Blows had now been struck against the LaCrosse, Chicago, and Minneapolis outposts. Next came Sioux Falls. The defendants were three men from Minneapolis, Clifford Moore, Frank Batsell, and George Sutton, and a woman from Sioux Falls, Frances Cwach. Jordell was the star witness again. She testified that the men had arranged and paid for her to travel to Sioux Falls as a temporary worker in Cwach’s brothel, known as Frances Rooms. The defendants all acknowledged their involvement in the sex trade. Cwach admitted that she had run her brothel in Sioux Falls without problem from 1939 to 1952. But they all testified that Jordell had done everything on her own. The jury believed the prosecution, and all were sent to prison.

Frank Batsell then faced his second trial in the spring of 1953, this time for driving Gloria Jordell from Minneapolis to Duluth. No acts of prostitution took place; when they got to Duluth they found the situation “too hot” and returned to Minneapolis. But on the way to Duluth they had encountered bad roads, so Batsell detoured briefly into Wisconsin; he crossed state lines.

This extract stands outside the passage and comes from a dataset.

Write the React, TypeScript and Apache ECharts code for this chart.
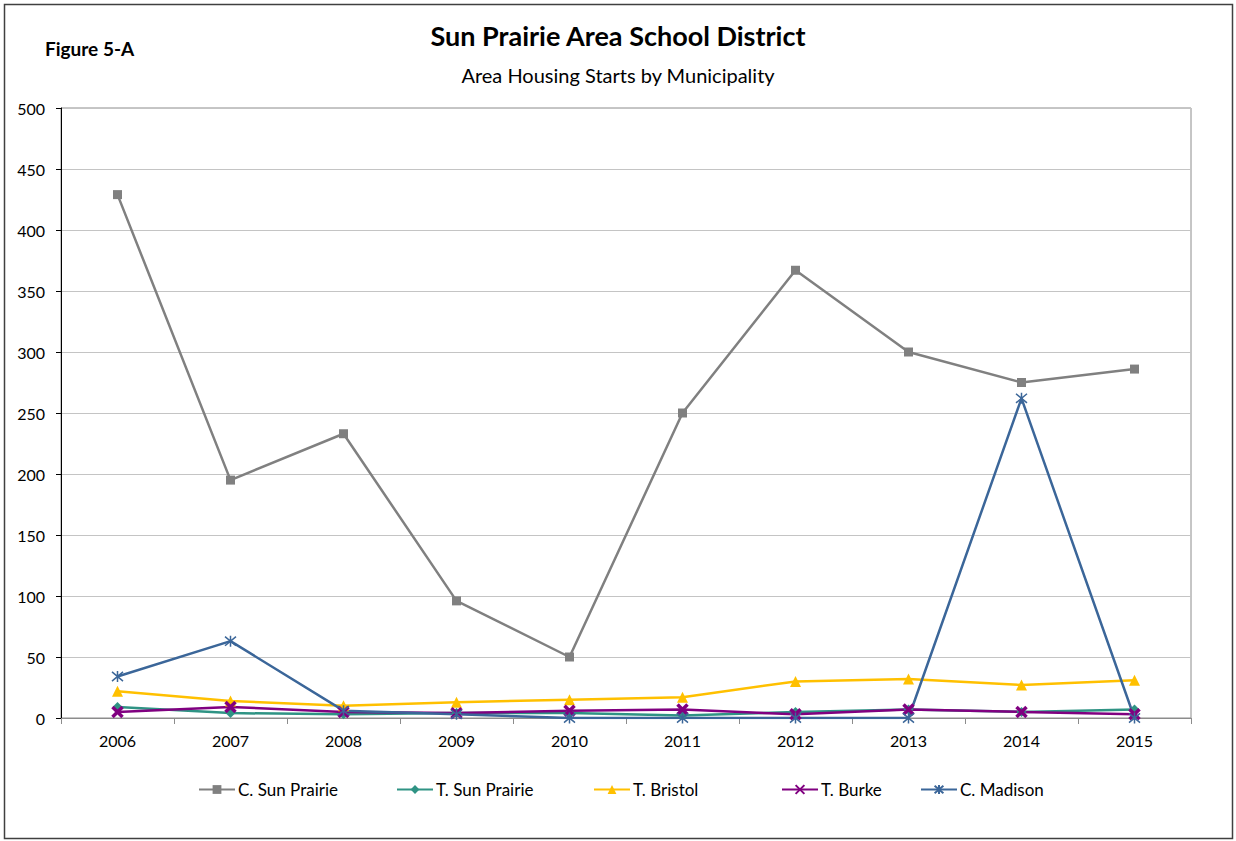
import React, { useEffect, useRef } from "react";
import * as echarts from "echarts";

const years = ["2006", "2007", "2008", "2009", "2010", "2011", "2012", "2013", "2014", "2015"];
const cSunPrairie = [429, 195, 233, 96, 50, 250, 367, 300, 275, 286];
const tSunPrairie = [9, 4, 3, 4, 4, 2, 5, 7, 5, 7];
const tBristol = [22, 14, 10, 13, 15, 17, 30, 32, 27, 31];
const tBurke = [5, 9, 5, 4, 6, 7, 3, 7, 5, 3];
const cMadison = [34, 63, 6, 3, 0, 0, 0, 0, 262, 0];

const seriesNames = ["C. Sun Prairie", "T. Sun Prairie", "T. Bristol", "T. Burke", "C. Madison"];
const seriesColors = ["#808080", "#2f9384", "#ffc000", "#800080", "#3b6699"];
const legendLefts = [193, 391, 588, 776, 915];

const FONT = "Lato, 'Open Sans', sans-serif";

export default function App() {
  const ref = useRef<HTMLDivElement>(null);
  useEffect(() => {
    document.body.style.margin = "0";
    const chart = echarts.init(ref.current!, null, { renderer: "svg" });
    const datas = [cSunPrairie, tSunPrairie, tBristol, tBurke, cMadison];
    const symbols = [
      "rect",
      "diamond",
      "triangle",
      "path://M0,0 L10,10 M10,0 L0,10",
      "path://M0,0 L10,10 M10,0 L0,10 M5,-1 L5,11",
    ];
    const sizes = [9, 10, 11, 10, 11];
    const series = seriesNames.map((name, i) => {
      const stroked = i >= 3;
      return {
        name,
        type: "line",
        data: datas[i],
        symbol: symbols[i],
        symbolSize: sizes[i],
        showAllSymbol: true,
        lineStyle: { color: seriesColors[i], width: 2.5 },
        itemStyle: stroked
          ? { color: seriesColors[i], borderColor: seriesColors[i], borderWidth: i === 3 ? 3.5 : 1.5 }
          : { color: seriesColors[i] },
        emphasis: { disabled: true },
      };
    });
    chart.setOption({
      animation: false,
      textStyle: { fontFamily: FONT },
      title: [
        {
          text: "Sun Prairie Area School District",
          left: "center",
          top: 17,
          textStyle: { fontFamily: FONT, fontSize: 27, fontWeight: "bold", color: "#000" },
        },
        {
          text: "Area Housing Starts by Municipality",
          left: "center",
          top: 60,
          textStyle: { fontFamily: FONT, fontSize: 20, fontWeight: "normal", color: "#000" },
        },
        {
          text: "Figure 5-A",
          left: 40,
          top: 34,
          textStyle: { fontFamily: FONT, fontSize: 19, fontWeight: "bold", color: "#000" },
        },
      ],
      legend: seriesNames.map((name, i) => ({
        data: [name],
        left: legendLefts[i],
        top: 776,
        itemWidth: 36,
        itemHeight: 11,
        itemGap: 4,
        selectedMode: false,
        textStyle: { fontFamily: FONT, fontSize: 17, color: "#000", padding: [0, 0, 0, -2] },
      })),
      grid: {
        left: 61,
        right: 45,
        top: 108,
        bottom: 123,
        show: true,
        borderColor: "#8c8c8c",
        borderWidth: 1,
      },
      xAxis: {
        type: "category",
        data: years,
        boundaryGap: true,
        axisLine: { lineStyle: { color: "#8c8c8c", width: 1 } },
        axisTick: { show: true, inside: false, length: 6, lineStyle: { color: "#8c8c8c" } },
        axisLabel: { color: "#000", fontSize: 16, margin: 14, fontFamily: FONT },
        splitLine: { show: false },
      },
      yAxis: {
        type: "value",
        min: 0,
        max: 500,
        interval: 50,
        axisLine: { show: true, lineStyle: { color: "#000", width: 1 } },
        axisTick: { show: true, inside: false, length: 5, lineStyle: { color: "#000" } },
        axisLabel: { color: "#000", fontSize: 16, margin: 16, fontFamily: FONT },
        splitLine: { show: true, lineStyle: { color: "#c4c4c4", width: 1 } },
      },
      graphic: [
        {
          type: "rect",
          shape: { x: 4.5, y: 4.5, width: 1228, height: 834 },
          style: { fill: "none", stroke: "#404040", lineWidth: 1.5 },
          silent: true,
        },
      ],
      series,
    });
    return () => chart.dispose();
  }, []);
  return <div ref={ref} style={{ width: 1236, height: 841 }} />;
}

That was enough to constitute a crime under the Mann Act, and Batsell was convicted again.

Next up was Rudolph Mast. Jordell and Morrison testified that Mast had picked them up at the Saddle Bar on Hennepin Avenue in Minneapolis and told them they could make good money in Superior, Wisconsin. He arranged, so they said, for them to travel to Superior and lodge in a hotel, and gave them the address of Sally’s Place, a brothel in Superior. What’s more, they said, Mast promised them protection—he was a Superior police officer. Once again, no acts of prostitution took place; there was “nothing doing” in the port city. Mast, for his part, said that he had taken the women to Superior to get them honest work at Sally’s Place, which he had no idea was a brothel. The jury did not believe him, and he got eighteen months in prison.

With Mast, MacKinnon and his prosecutor, Alex Dim, had secured over twenty convictions and guilty pleas, resulting in over fifty years of prison terms in a span of nine months. The owners of the brothels in Sioux Falls and Chicago, and their Minneapolis middleman, all went to prison. The prosecutions continued, and by mid-1956 110 men and women had been convicted, and John’s Bar lost its liquor license.